* WHAT TO WORK ON *
The lines to extract run from the start of the records through the line with "const arrowTo = [206, 212];", both ends included; drop the pictures.

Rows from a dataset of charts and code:
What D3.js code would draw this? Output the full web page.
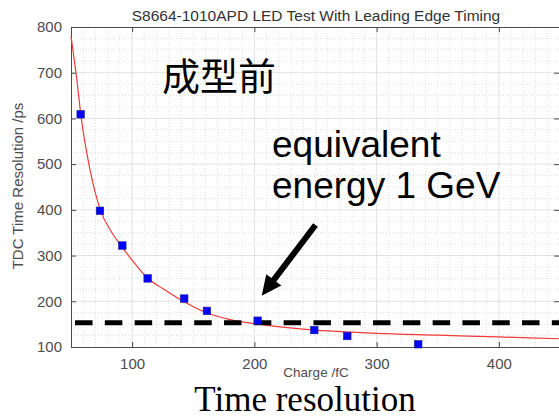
<!DOCTYPE html>
<html><head><meta charset="utf-8">
<script src="https://cdn.jsdelivr.net/npm/d3@7"></script>
<style>
html,body{margin:0;padding:0;background:#fff;}
svg{display:block;}
</style>
</head><body>
<script>
// ---- data ----
const charges = [57.9, 73.7, 92, 112.7, 142.6, 161.2, 202.7, 249, 276, 334];
const resolutions = [609, 398, 322, 250, 206, 179, 157.5, 137, 124, 106];
const fitCharges = [50, 55, 58, 65, 74, 83, 92, 100, 112, 125, 140, 160, 180, 200, 225, 250, 275, 300, 350, 400, 450];
const fitValues  = [780, 680, 609, 495, 400, 352, 318, 290, 252, 228, 203, 176, 160, 151, 143, 137, 133, 130, 126, 122, 118];
const thresholdValue = [153];
const xTicks = [100, 200, 300, 400];
const yTicks = [100, 200, 300, 400, 500, 600, 700, 800];
const title = "S8664-1010APD LED Test With Leading Edge Timing";
const xLabel = "Charge /fC";
const yLabel = "TDC Time Resolution /ps";
const arrowFrom = [250, 367];
const arrowTo = [206, 212];

const W = 559, H = 419;
const svg = d3.select("body").append("svg").attr("width", W).attr("height", H);

const x = d3.scaleLinear().domain([50, 450]).range([71, 560]);
const y = d3.scaleLinear().domain([100, 800]).range([347, 27]);
const [x0, x1] = x.range(), [y0, y1] = y.range();

// minor grid
const minorX = d3.range(60, 450, 10).filter(v => v % 100 !== 0);
const minorY = d3.range(125, 800, 25).filter(v => v % 100 !== 0);
const grid = svg.append("g");
grid.selectAll(".mx").data(minorX).enter().append("line")
  .attr("x1", d => x(d)).attr("x2", d => x(d)).attr("y1", y1).attr("y2", y0)
  .attr("stroke", "#d4d4d4").attr("stroke-width", 0.8).attr("stroke-dasharray", "1,2");
grid.selectAll(".my").data(minorY).enter().append("line")
  .attr("y1", d => y(d)).attr("y2", d => y(d)).attr("x1", x0).attr("x2", x1)
  .attr("stroke", "#d4d4d4").attr("stroke-width", 0.8).attr("stroke-dasharray", "1,2");
// major grid
grid.selectAll(".Mx").data(xTicks).enter().append("line")
  .attr("x1", d => x(d)).attr("x2", d => x(d)).attr("y1", y1).attr("y2", y0)
  .attr("stroke", "#e2e2e2").attr("stroke-width", 1);
grid.selectAll(".My").data(yTicks.slice(1, -1)).enter().append("line")
  .attr("y1", d => y(d)).attr("y2", d => y(d)).attr("x1", x0).attr("x2", x1)
  .attr("stroke", "#e2e2e2").attr("stroke-width", 1);

// axes (box with inward ticks)
const axisColor = "#4a4a4a";
const font = "'Liberation Sans', Arial, Helvetica, sans-serif";
const gB = svg.append("g").attr("transform", `translate(0,${y0})`)
  .call(d3.axisBottom(x).tickValues(xTicks).tickSizeInner(-5).tickSizeOuter(0).tickPadding(11));
const gT = svg.append("g").attr("transform", `translate(0,${y1})`)
  .call(d3.axisTop(x).tickValues(xTicks).tickSizeInner(-5).tickSizeOuter(0).tickFormat(""));
const gL = svg.append("g").attr("transform", `translate(${x0},0)`)
  .call(d3.axisLeft(y).tickValues(yTicks).tickSizeInner(-5).tickSizeOuter(0).tickPadding(9));
const gR = svg.append("g").attr("transform", `translate(${x1 - 1},0)`)
  .call(d3.axisRight(y).tickValues(yTicks).tickSizeInner(-5).tickSizeOuter(0).tickFormat(""));
[gB, gT, gL, gR].forEach(g => {
  g.selectAll("path,line").attr("stroke", axisColor);
  g.selectAll("text").attr("fill", "#4d4d4d").style("font-family", font).style("font-size", "15px");
});

// fit curve
const line = d3.line().x(d => x(d[0])).y(d => y(d[1])).curve(d3.curveMonotoneX);
svg.append("path").datum(d3.zip(fitCharges, fitValues))
  .attr("d", line).attr("fill", "none").attr("stroke", "#f03a3a").attr("stroke-width", 1.2);

// threshold dashed line
svg.selectAll(".thr").data(thresholdValue).enter().append("line")
  .attr("x1", x(53.3)).attr("x2", x1).attr("y1", d => y(d)).attr("y2", d => y(d))
  .attr("stroke", "#000").attr("stroke-width", 5).attr("stroke-dasharray", "17.5,12.3");

// data squares
const s = 7.5;
svg.selectAll(".pt").data(d3.zip(charges, resolutions)).enter().append("rect")
  .attr("x", d => x(d[0]) - s / 2).attr("y", d => y(d[1]) - s / 2)
  .attr("width", s).attr("height", s)
  .attr("fill", "#0000ff").attr("stroke", "#1a1a8c").attr("stroke-width", 0.6);

// arrow annotation
{
  const ax0 = x(arrowFrom[0]), ay0 = y(arrowFrom[1]);
  const ax1 = x(arrowTo[0]), ay1 = y(arrowTo[1]);
  const dx = ax1 - ax0, dy = ay1 - ay0, L = Math.hypot(dx, dy);
  const ux = dx / L, uy = dy / L, px = -uy, py = ux;
  const headLen = 20, headW = 9.5, shaftW = 3;
  const bx = ax1 - ux * headLen, by = ay1 - uy * headLen;
  const pts = [
    [ax0 + px * shaftW, ay0 + py * shaftW],
    [bx + px * shaftW, by + py * shaftW],
    [bx + px * headW, by + py * headW],
    [ax1, ay1],
    [bx - px * headW, by - py * headW],
    [bx - px * shaftW, by - py * shaftW],
    [ax0 - px * shaftW, ay0 - py * shaftW]
  ];
  svg.append("path").attr("d", "M" + pts.map(p => p.join(",")).join("L") + "Z").attr("fill", "#000");
}

// texts
svg.append("text").attr("x", 316).attr("y", 21).attr("text-anchor", "middle")
  .style("font-family", font).style("font-size", "15.5px").attr("fill", "#333").text(title);
svg.append("text").attr("x", 316).attr("y", 377).attr("text-anchor", "middle")
  .style("font-family", font).style("font-size", "13.5px").attr("fill", "#4d4d4d").text(xLabel);
svg.append("text").attr("transform", "translate(23,186) rotate(-90)").attr("text-anchor", "middle")
  .style("font-family", font).style("font-size", "15px").attr("fill", "#4d4d4d").text(yLabel);

svg.append("text").attr("x", 162).attr("y", 90)
  .style("font-family", "'Noto Sans CJK SC', 'Noto Sans CJK JP', sans-serif").style("font-size", "38px")
  .attr("fill", "#000").text("成型前");
svg.append("text").attr("x", 272).attr("y", 157)
  .style("font-family", font).style("font-size", "37px").attr("fill", "#000").text("equivalent");
svg.append("text").attr("x", 272).attr("y", 198)
  .style("font-family", font).style("font-size", "37px").attr("fill", "#000").text("energy 1 GeV");
svg.append("text").attr("x", 305).attr("y", 411).attr("text-anchor", "middle")
  .style("font-family", "'Liberation Serif', 'Times New Roman', serif").style("font-size", "35px")
  .attr("fill", "#000").text("Time resolution");
</script>
</body></html>
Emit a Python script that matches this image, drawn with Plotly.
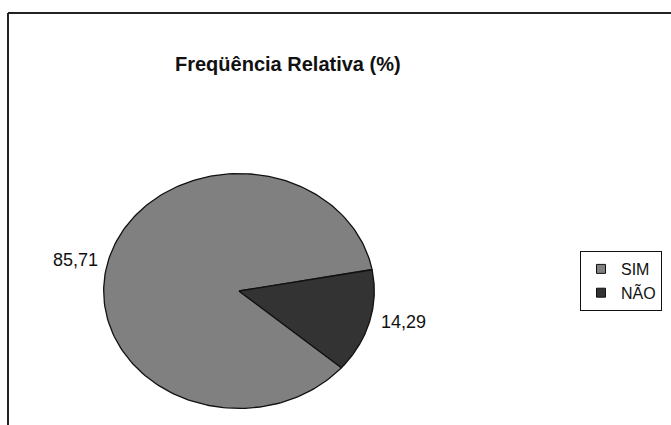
import numpy as np
import plotly.graph_objects as go

# Pie data: relative frequency (%)
categories = ["SIM", "NÃO"]
values = [85.71, 14.29]
value_labels = ["85,71", "14,29"]
colors = ["#808080", "#333333"]

title_text = "Freqüência Relativa (%)"

# Slices are drawn clockwise, the first one starting at this angle
# (degrees, counter-clockwise from the positive x axis).
start_angle = -40.8

fig = go.Figure()

total = sum(values)
angle = start_angle
label_annotations = []
for name, val, lab, col in zip(categories, values, value_labels, colors):
    sweep = 360.0 * val / total
    a0 = angle
    a1 = angle - sweep
    theta = np.radians(np.linspace(a0, a1, 200))
    xs = np.concatenate([[0.0], np.cos(theta), [0.0]])
    ys = np.concatenate([[0.0], np.sin(theta), [0.0]])
    fig.add_trace(go.Scatter(
        x=xs, y=ys, mode="lines", fill="toself",
        fillcolor=col, line=dict(color="#111111", width=1.3),
        hoverinfo="skip", showlegend=False,
    ))
    # value label placed just outside the middle of the slice
    mid = np.radians((a0 + a1) / 2.0)
    cx, cy = np.cos(mid), np.sin(mid)
    label_annotations.append(dict(
        x=cx, y=cy, xref="x", yref="y", text=lab, showarrow=False,
        xanchor="left" if cx >= 0 else "right", yanchor="middle",
        xshift=9 if cx >= 0 else -8,
        font=dict(family="Liberation Sans", size=18, color="#111111"),
    ))
    angle = a1

# legend entries as square swatches
for name, col in zip(categories, colors):
    fig.add_trace(go.Scatter(
        x=[None], y=[None], mode="markers", name=name,
        marker=dict(symbol="square", size=9, color=col,
                    line=dict(color="#111111", width=1)),
    ))

W, H = 671, 425
px0, px1 = 103, 375   # horizontal extent of the pie
py0, py1 = 173, 409   # vertical extent of the pie (from top)

fig.update_layout(
    width=W, height=H,
    margin=dict(l=0, r=0, t=0, b=0),
    paper_bgcolor="white", plot_bgcolor="white",
    xaxis=dict(range=[-1.005, 1.005], domain=[px0 / W, px1 / W],
               visible=False, fixedrange=True),
    yaxis=dict(range=[-1.005, 1.005], domain=[1 - py1 / H, 1 - py0 / H],
               visible=False, fixedrange=True),
    annotations=label_annotations + [dict(
        x=288 / W, y=1 - 64 / H, xref="paper", yref="paper",
        text="<b>" + title_text + "</b>", showarrow=False,
        xanchor="center", yanchor="middle",
        font=dict(family="Liberation Sans", size=20, color="#111111"),
    )],
    legend=dict(
        x=580 / W, y=1 - 281 / H, xanchor="left", yanchor="middle",
        bordercolor="#111111", borderwidth=1, bgcolor="white",
        font=dict(family="Liberation Sans", size=16, color="#111111"),
        itemwidth=30, tracegroupgap=0,
    ),
    shapes=[
        # chart-area frame (top and left edges)
        dict(type="line", xref="paper", yref="paper",
             x0=8 / W, x1=1.0, y0=1 - 13 / H, y1=1 - 13 / H,
             line=dict(color="#222222", width=2)),
        dict(type="line", xref="paper", yref="paper",
             x0=8 / W, x1=8 / W, y0=0.0, y1=1 - 13 / H,
             line=dict(color="#222222", width=2)),
    ],
)

fig.write_html("out.html")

* OUTPUT *
What D3.js code would draw this? Output the full web page.
<!DOCTYPE html>
<html><head><meta charset="utf-8">
<script src="https://cdn.jsdelivr.net/npm/d3@7"></script>
<style>
html,body{margin:0;padding:0;background:#fff;}
svg{display:block;}
</style>
</head><body>
<script>
// ---- data ----
const charges = [57.9, 73.7, 92, 112.7, 142.6, 161.2, 202.7, 249, 276, 334];
const resolutions = [609, 398, 322, 250, 206, 179, 157.5, 137, 124, 106];
const fitCharges = [50, 55, 58, 65, 74, 83, 92, 100, 112, 125, 140, 160, 180, 200, 225, 250, 275, 300, 350, 400, 450];
const fitValues  = [780, 680, 609, 495, 400, 352, 318, 290, 252, 228, 203, 176, 160, 151, 143, 137, 133, 130, 126, 122, 118];
const thresholdValue = [153];
const xTicks = [100, 200, 300, 400];
const yTicks = [100, 200, 300, 400, 500, 600, 700, 800];
const title = "S8664-1010APD LED Test With Leading Edge Timing";
const xLabel = "Charge /fC";
const yLabel = "TDC Time Resolution /ps";
const arrowFrom = [250, 367];
const arrowTo = [206, 212];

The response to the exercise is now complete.